* _Written instruction_
Leave out the pictures and set down exactly the lines from the start of the listing through the one with "from matplotlib.ticker import", both included.

* _Collected material_
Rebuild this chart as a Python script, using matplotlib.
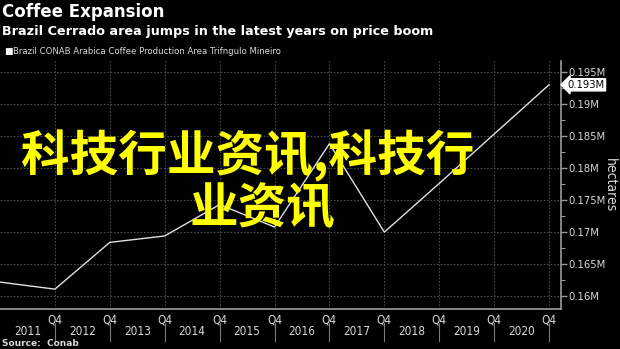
import numpy as np
import matplotlib
matplotlib.use('Agg')
import matplotlib.pyplot as plt
from matplotlib.ticker import FixedLocator, MultipleLocator, FuncFormatter

## data (hectares, Q4 of each year)
years = [2010, 2011, 2012, 2013, 2014, 2015, 2016, 2017, 2018, 2019, 2020]
area = [0.1622, 0.1611, 0.1684, 0.1694, 0.1743, 0.1708, 0.1838, 0.1700, 0.1776, 0.1853, 0.1930]
year_labels = ['2011', '2012', '2013', '2014', '2015', '2016', '2017', '2018', '2019', '2020']
y_ticks = [0.16, 0.165, 0.17, 0.175, 0.18, 0.185, 0.19, 0.195]
last_label = '0.193M'

bg = 'black'
fg = '#d9d9d9'
grid_c = '#4a4a4a'
narrow = dict(family='DejaVu Sans', stretch='condensed')

fig = plt.figure(figsize=(6.2, 3.49), dpi=100, facecolor=bg)
ax = fig.add_axes([0.0, 0.1146, 0.905, 0.7104], facecolor=bg)

ax.plot(years, area, color='#e0e0e0', lw=1.0, zorder=3)

ax.set_xlim(2010, 2020.22)
ax.set_ylim(0.158, 0.1967)

# y axis on the right, Bloomberg style
ax.yaxis.tick_right()
ax.yaxis.set_major_locator(FixedLocator(y_ticks))
ax.yaxis.set_minor_locator(MultipleLocator(0.0025))
ax.yaxis.set_major_formatter(FuncFormatter(lambda v, p: ('%.3f' % v).rstrip('0') + 'M'))
ax.tick_params(axis='y', which='major', colors='#9a9a9a', labelcolor=fg, length=4, width=1,
               labelsize=8, pad=1)
ax.tick_params(axis='y', which='minor', colors='#9a9a9a', length=3, width=0.8)
for lab in ax.get_yticklabels():
    lab.set_family(narrow['family'])
    lab.set_stretch(narrow['stretch'])

ax.xaxis.set_major_locator(FixedLocator(years[1:]))
ax.set_xticklabels(['Q4'] * len(years[1:]), fontsize=8.5, color=fg, **narrow)
ax.tick_params(axis='x', length=0, pad=3)

ax.grid(True, which='major', color=grid_c, ls=(0, (1.5, 1.5)), lw=0.8)

for s in ['top', 'left']:
    ax.spines[s].set_visible(False)
for s in ['bottom', 'right']:
    ax.spines[s].set_color('#9a9a9a')
    ax.spines[s].set_linewidth(1.2)

# year labels and separators under the Q4 ticks
trans = ax.get_xaxis_transform()
for i, yl in enumerate(year_labels):
    x = years[i + 1] - 0.5
    ax.text(x, -0.092, yl, transform=trans, ha='center', va='center',
            fontsize=8.5, color=fg, clip_on=False, **narrow)
for yr in years[1:]:
    ax.plot([yr, yr], [-0.055, -0.13], transform=trans, color='#7a7a7a', lw=0.8, clip_on=False)

# last value tag
ax.annotate(last_label, xy=(1.0, area[-1]), xycoords=('axes fraction', 'data'),
            xytext=(4.5, 0), textcoords='offset points', ha='left', va='center',
            fontsize=8, color='black',
            bbox=dict(boxstyle='larrow,pad=0.1', fc='white', ec='white'), **narrow)

fig.text(0.984, 0.47, 'hectares', rotation=270, ha='center', va='center',
         fontsize=10, color=fg, **narrow)

# titles
fig.text(0.003, 0.965, 'Coffee Expansion', fontsize=12, fontweight='bold', color='white',
         ha='left', va='center')
fig.text(0.003, 0.91, 'Brazil Cerrado area jumps in the latest years on price boom',
         fontsize=9.2, fontweight='bold', color='white', ha='left', va='center')
fig.text(0.006, 0.852, '\u25a0', fontsize=6.5, color='white', ha='left', va='center')
fig.text(0.021, 0.852, 'Brazil CONAB Arabica Coffee Production Area Trifngulo Mineiro',
         fontsize=6.8, color=fg, ha='left', va='center', **narrow)
fig.text(0.004, 0.017, 'Source:  Conab', fontsize=6.5, fontweight='bold', color=fg,
         ha='left', va='center')

# yellow overlay caption
cjk = ['Noto Sans CJK SC', 'DejaVu Sans']
fig.text(0.40, 0.553, '科技行业资讯,科技行', fontsize=35, fontweight='bold', color='#ffff00',
         family=cjk, ha='center', va='center', zorder=10)
fig.text(0.423, 0.40, '业资讯', fontsize=35, fontweight='bold', color='#ffff00',
         family=cjk, ha='center', va='center', zorder=10)

fig.savefig('out.png', dpi=100, facecolor=bg)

* _Written response_
Rebuild this chart as a Python script, using matplotlib.
import numpy as np
import matplotlib
matplotlib.use('Agg')
import matplotlib.pyplot as plt
from matplotlib.ticker import FixedLocator, MultipleLocator, FuncFormatter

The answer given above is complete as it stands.